Hi, I’m Mikeal, I created PouchDB. After a year or so I handed that project off to some great maintainers that made it much better as I had grown a little skeptical of the replication model and wanted to pursue some alternatives.

It’s been about 10 years, much longer than I thought it would take, but I have a young project that finally realizes the ideas I had back then.

Sometime after PouchDB was created I realized that it just wasn’t going to work to replicate a whole database to every client. In fact, even a view of the database wasn’t going to work, because the developer isn’t in a position to really understand the replication profile of every user on all of their devices, you need a model that has partial, or more accurately “selective” replication based on what the application accesses in real time.

I became convinced that the right primitives were already present in git: merkle trees. Unfortunately, git did a very poor job of surfacing those primitives for general use and I wasn’t having much luck finding the right approach myself.

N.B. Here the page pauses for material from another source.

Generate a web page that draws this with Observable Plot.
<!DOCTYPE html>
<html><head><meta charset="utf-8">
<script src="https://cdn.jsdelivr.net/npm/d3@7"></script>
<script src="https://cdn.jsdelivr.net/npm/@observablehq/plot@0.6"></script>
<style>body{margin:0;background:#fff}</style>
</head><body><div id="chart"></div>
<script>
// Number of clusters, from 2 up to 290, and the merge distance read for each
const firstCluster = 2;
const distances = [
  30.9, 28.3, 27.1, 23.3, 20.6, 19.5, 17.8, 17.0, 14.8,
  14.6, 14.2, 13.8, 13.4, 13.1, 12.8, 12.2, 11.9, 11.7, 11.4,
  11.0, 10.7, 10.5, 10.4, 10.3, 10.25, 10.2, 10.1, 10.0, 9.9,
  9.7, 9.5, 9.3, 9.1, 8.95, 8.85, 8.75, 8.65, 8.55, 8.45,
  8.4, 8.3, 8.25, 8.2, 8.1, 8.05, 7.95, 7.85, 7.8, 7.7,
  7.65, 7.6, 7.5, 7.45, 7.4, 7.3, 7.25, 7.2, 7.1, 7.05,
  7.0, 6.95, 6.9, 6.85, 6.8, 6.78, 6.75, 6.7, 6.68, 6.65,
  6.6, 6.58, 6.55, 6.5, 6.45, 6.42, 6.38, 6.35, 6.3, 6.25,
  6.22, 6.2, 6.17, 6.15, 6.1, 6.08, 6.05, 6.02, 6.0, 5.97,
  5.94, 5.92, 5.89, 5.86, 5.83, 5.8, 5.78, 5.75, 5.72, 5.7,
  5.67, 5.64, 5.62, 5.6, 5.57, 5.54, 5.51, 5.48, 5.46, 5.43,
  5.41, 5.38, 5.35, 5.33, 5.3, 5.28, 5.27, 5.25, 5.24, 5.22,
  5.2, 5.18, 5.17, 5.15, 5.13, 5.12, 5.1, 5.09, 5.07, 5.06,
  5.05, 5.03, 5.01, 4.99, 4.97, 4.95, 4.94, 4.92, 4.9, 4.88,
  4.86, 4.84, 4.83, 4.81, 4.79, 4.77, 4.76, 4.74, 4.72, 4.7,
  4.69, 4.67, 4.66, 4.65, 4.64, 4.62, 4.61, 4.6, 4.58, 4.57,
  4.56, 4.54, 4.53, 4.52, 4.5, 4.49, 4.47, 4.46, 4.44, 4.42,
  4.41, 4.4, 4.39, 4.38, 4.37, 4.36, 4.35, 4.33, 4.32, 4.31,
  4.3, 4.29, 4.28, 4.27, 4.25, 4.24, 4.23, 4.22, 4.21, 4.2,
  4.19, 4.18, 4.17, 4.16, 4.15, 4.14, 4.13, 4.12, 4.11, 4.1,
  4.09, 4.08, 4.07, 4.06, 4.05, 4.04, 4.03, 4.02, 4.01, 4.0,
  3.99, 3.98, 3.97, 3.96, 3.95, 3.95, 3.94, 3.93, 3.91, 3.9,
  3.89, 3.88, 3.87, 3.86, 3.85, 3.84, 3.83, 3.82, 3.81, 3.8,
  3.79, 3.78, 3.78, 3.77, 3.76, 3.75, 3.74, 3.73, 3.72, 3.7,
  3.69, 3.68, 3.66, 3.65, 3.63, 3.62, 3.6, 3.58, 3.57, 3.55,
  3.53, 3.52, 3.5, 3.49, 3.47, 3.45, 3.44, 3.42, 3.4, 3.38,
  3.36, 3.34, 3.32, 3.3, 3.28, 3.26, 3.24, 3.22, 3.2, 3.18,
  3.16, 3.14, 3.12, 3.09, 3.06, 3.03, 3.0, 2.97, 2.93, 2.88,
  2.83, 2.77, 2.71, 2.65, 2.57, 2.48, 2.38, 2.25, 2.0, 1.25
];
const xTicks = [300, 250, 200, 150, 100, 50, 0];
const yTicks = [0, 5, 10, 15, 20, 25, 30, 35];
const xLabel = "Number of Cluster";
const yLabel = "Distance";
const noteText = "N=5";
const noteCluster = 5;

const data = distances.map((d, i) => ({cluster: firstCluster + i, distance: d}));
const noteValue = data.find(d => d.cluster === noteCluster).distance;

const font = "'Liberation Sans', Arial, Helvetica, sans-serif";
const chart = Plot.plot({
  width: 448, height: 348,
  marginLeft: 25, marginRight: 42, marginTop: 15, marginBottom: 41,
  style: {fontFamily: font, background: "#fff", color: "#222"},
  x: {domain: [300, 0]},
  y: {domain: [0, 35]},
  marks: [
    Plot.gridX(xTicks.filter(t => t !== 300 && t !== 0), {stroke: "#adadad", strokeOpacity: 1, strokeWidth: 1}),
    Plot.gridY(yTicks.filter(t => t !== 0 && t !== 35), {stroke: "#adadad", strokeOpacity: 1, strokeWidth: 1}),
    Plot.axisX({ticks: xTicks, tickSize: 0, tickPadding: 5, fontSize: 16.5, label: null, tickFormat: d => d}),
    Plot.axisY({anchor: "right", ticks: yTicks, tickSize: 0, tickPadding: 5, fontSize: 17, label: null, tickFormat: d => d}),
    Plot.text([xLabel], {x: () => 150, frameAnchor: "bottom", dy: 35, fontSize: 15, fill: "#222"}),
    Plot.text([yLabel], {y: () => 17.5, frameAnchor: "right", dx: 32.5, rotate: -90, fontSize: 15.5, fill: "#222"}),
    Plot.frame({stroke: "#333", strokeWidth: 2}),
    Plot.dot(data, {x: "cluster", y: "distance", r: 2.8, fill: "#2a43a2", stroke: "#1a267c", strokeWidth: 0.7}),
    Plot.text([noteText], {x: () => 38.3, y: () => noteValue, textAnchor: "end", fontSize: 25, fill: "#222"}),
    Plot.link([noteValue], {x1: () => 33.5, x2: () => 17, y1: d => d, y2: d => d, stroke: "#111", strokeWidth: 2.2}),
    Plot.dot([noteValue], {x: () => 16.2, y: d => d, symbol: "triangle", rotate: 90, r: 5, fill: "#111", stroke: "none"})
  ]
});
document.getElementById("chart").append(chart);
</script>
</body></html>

Shortly after joining Protocol Labs I realized they had already figured this out in a project called IPLD. Not long after that, I started leading the IPLD project/team and then putting together my ideal database whenever I found a free moment.

It’s very young, lots of missing features, still working on some better data-structures for indexing, but it is very much a database that replicates the way git does and approaches indexing over a primary store the way CouchDB does, but there’s a lot more too.

With these primitives we can easily nest databases inside of other databases (and create unified indexes over them) and we can easily extend the data types in the database to user provided types. Using some of these features it already supports streams of binary data, databases in databases, and linking between pieces of data.